PROBLEM DETAILS: Look through the listing below for the line containing "Give me the matplotlib source for this chart.". Copy it and each line after it up to and including the line containing "plt.rcParams['axes.unicode_minus'] = False", exactly, leaving out pictures.

[Entries with chart source code]
+ + + +

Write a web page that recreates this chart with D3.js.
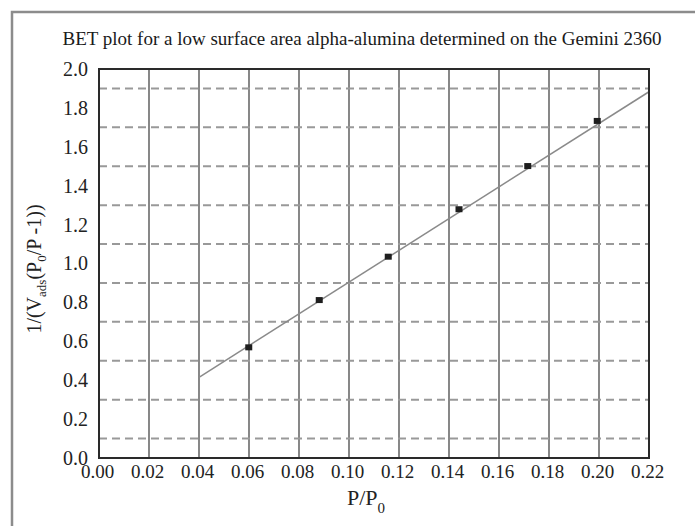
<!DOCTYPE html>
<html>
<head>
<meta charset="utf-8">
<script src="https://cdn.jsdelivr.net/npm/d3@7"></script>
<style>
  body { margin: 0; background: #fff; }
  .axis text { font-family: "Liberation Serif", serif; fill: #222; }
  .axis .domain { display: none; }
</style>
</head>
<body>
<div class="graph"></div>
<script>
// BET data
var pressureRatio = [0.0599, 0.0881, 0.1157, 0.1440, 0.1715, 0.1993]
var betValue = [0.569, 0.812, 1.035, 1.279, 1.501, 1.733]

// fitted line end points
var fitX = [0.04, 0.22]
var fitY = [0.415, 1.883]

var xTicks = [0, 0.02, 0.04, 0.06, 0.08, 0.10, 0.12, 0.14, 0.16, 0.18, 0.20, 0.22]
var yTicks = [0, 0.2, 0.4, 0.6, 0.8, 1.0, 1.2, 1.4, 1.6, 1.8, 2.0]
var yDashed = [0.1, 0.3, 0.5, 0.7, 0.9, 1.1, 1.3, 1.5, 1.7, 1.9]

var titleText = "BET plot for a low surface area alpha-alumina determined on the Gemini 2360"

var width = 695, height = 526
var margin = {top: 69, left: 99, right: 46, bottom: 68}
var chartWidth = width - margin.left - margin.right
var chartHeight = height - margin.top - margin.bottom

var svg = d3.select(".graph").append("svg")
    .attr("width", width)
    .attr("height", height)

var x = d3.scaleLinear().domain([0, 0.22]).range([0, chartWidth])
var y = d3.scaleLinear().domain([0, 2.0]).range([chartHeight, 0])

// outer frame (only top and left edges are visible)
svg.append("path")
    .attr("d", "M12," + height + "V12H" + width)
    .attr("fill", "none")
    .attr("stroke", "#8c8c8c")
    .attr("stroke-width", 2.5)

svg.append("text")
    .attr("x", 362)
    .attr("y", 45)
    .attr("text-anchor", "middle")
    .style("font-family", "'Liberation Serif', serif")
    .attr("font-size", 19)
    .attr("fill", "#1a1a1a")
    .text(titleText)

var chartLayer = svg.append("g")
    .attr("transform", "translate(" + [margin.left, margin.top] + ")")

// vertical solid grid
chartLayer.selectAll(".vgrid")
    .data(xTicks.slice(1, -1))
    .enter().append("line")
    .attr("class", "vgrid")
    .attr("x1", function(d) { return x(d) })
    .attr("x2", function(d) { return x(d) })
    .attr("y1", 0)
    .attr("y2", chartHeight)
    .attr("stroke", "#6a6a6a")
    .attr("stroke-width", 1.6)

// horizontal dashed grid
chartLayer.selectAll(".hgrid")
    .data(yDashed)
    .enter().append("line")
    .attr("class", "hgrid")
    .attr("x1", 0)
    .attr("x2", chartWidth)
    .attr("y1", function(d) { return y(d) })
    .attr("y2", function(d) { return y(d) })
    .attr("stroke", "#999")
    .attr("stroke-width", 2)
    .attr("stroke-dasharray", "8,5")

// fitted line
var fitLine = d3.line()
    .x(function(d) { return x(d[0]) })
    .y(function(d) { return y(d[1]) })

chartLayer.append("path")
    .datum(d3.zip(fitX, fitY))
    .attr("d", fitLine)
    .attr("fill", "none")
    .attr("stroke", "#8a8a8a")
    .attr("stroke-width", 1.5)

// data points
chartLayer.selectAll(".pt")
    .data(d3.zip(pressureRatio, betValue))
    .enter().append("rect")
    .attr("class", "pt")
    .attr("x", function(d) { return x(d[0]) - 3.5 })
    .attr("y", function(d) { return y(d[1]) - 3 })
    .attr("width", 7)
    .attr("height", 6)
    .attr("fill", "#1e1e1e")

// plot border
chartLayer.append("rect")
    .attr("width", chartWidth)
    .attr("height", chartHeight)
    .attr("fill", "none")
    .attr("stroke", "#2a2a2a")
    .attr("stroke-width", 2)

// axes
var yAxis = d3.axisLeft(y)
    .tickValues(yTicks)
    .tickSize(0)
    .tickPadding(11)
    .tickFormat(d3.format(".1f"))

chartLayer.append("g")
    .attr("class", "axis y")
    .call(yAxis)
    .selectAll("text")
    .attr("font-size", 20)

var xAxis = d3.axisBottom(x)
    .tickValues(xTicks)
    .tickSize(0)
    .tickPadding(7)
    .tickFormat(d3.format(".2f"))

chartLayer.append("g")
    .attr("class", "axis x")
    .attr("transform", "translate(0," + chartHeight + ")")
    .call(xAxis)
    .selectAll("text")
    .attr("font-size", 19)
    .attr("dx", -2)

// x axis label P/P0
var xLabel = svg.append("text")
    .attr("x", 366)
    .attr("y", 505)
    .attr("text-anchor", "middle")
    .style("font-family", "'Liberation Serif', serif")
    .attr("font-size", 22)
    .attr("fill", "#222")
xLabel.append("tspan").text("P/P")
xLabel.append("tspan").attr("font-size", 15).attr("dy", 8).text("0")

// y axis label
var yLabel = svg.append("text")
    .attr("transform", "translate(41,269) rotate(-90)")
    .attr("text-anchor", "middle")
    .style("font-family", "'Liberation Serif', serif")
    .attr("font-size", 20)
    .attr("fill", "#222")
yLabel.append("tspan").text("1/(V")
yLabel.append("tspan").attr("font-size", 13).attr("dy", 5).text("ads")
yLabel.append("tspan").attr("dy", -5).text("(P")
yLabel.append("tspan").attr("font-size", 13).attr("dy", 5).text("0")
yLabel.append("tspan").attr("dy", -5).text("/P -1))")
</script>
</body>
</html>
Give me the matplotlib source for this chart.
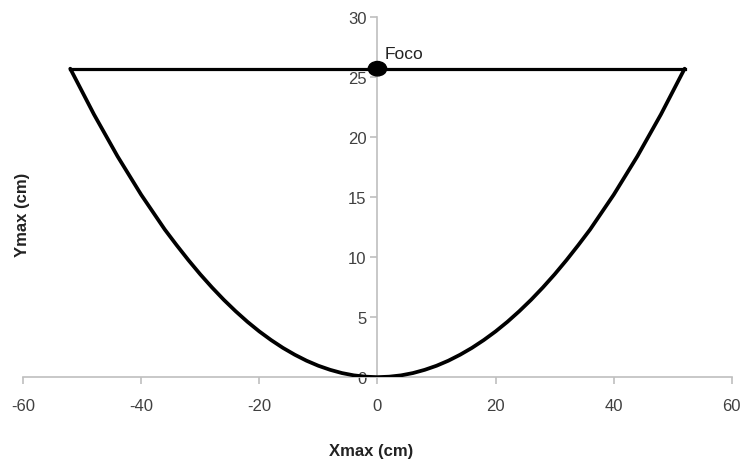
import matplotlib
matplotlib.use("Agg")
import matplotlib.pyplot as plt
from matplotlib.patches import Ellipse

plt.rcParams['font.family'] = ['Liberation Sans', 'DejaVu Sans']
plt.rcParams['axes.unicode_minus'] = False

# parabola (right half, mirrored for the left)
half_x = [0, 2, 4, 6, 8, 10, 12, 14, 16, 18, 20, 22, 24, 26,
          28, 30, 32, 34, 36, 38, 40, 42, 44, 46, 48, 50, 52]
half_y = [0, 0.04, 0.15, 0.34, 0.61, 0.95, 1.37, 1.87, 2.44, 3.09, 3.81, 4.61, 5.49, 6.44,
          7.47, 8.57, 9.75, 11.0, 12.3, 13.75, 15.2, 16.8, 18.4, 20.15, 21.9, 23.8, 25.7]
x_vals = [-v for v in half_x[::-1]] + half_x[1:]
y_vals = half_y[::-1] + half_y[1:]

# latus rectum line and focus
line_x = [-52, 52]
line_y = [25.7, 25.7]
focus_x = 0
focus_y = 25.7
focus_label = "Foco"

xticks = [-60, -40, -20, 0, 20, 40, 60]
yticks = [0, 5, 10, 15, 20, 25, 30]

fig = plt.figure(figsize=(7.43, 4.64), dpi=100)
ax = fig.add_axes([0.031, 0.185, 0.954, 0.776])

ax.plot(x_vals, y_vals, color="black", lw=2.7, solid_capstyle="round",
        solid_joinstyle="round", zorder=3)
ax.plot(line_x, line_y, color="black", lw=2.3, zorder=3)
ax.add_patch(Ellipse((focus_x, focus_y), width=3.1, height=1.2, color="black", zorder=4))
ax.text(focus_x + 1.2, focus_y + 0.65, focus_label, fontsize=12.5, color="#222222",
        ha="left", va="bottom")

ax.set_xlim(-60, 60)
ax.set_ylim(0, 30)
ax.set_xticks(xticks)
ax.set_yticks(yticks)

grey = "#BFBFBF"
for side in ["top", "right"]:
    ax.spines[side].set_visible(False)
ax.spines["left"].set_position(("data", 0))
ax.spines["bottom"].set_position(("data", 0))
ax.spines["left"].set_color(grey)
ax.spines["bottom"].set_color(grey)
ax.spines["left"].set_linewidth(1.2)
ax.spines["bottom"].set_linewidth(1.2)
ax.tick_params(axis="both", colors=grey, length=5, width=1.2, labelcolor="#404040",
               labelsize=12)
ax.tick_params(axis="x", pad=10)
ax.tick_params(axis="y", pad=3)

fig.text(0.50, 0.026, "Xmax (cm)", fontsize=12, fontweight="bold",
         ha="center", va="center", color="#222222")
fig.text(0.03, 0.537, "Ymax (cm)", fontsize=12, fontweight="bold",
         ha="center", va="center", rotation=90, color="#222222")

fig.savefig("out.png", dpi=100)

+ + + +

RESULT:
Give me the matplotlib source for this chart.
import matplotlib
matplotlib.use("Agg")
import matplotlib.pyplot as plt
from matplotlib.patches import Ellipse

plt.rcParams['font.family'] = ['Liberation Sans', 'DejaVu Sans']
plt.rcParams['axes.unicode_minus'] = False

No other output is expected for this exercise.